Benign Landscape of Robust Principal Component Analysis

alt text 

This work is concerned with the positive robust principal component analysis (PCA), where the goal is to recover the dominant positive principal component of a data matrix exactly, given a number of measurements that are grossly corrupted with sparse and arbitrarily large noise values. Most of the known techniques for solving the robust PCA rely on the convex relaxation by lifting the problem to a higher dimension and hence, significantly increasing its number of variables. On the other hand, the well-known Burer-Monteiro approach can be used to cast the robust PCA as a non-convex and non-smooth l1 optimization problem with significantly smaller number of variables. In this work, we show that the low-dimensional formulation of the symmetric and asymmetric positive robust PCA based on the Burer-Monteiro approach has benign landscape, i.e., it does not have any spurious local solution and has a unique stationary and global solution.

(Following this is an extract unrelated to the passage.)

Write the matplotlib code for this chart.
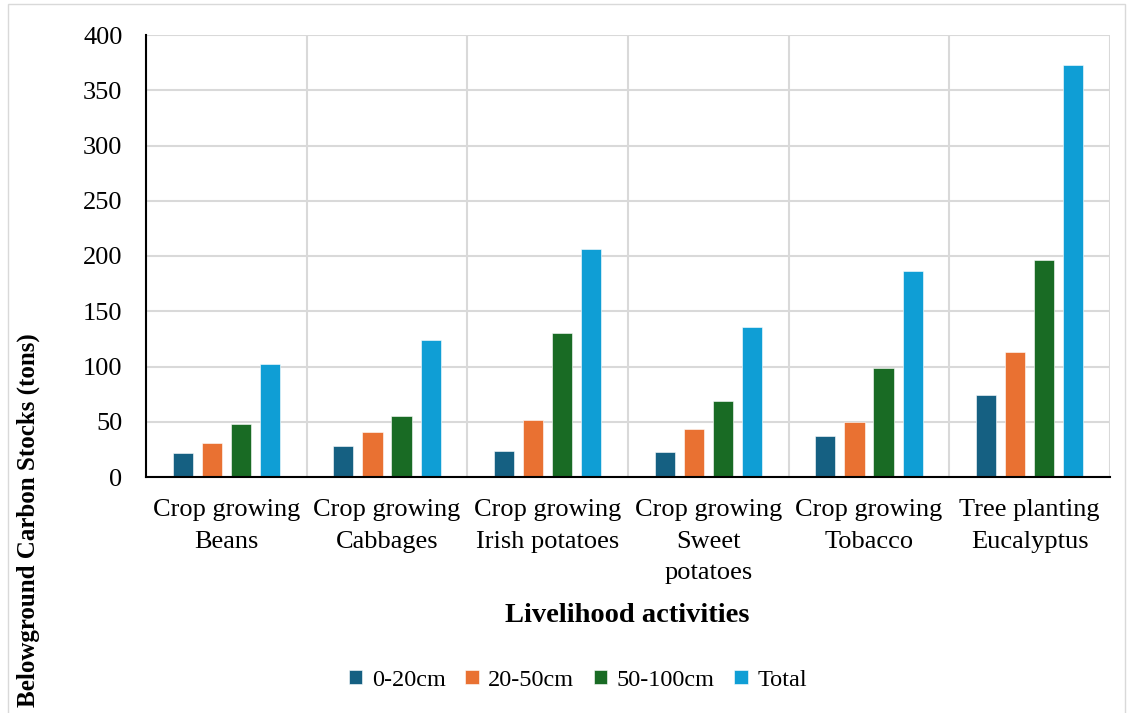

This implies that the convex relaxation of the problem is not crucial to guarantee the global optimality of the solution since simple local search algorithms are guaranteed to achieve zero optimality gap when directly applied to the low-dimensional formulation. Our approach is fundamentally different from the recently celebrated results that show the absence of spurious local minima for smooth norms. Furthermore, we provide strong deterministic and statistical guarantees for the exact recovery of the true principal component; for instance, we show that a constant fraction of the measurements can be grossly corrupted and yet they do not introduce any spurious local solution to the problem [1].

Related publications:

1- S. Fattahi and S. Sojoudi, Exact Gurantees on the Absence of Spurious Local Minima for Non-Negative Robust Principal Component Analysis, submitted to Journal of Machine Learning Research, 2019.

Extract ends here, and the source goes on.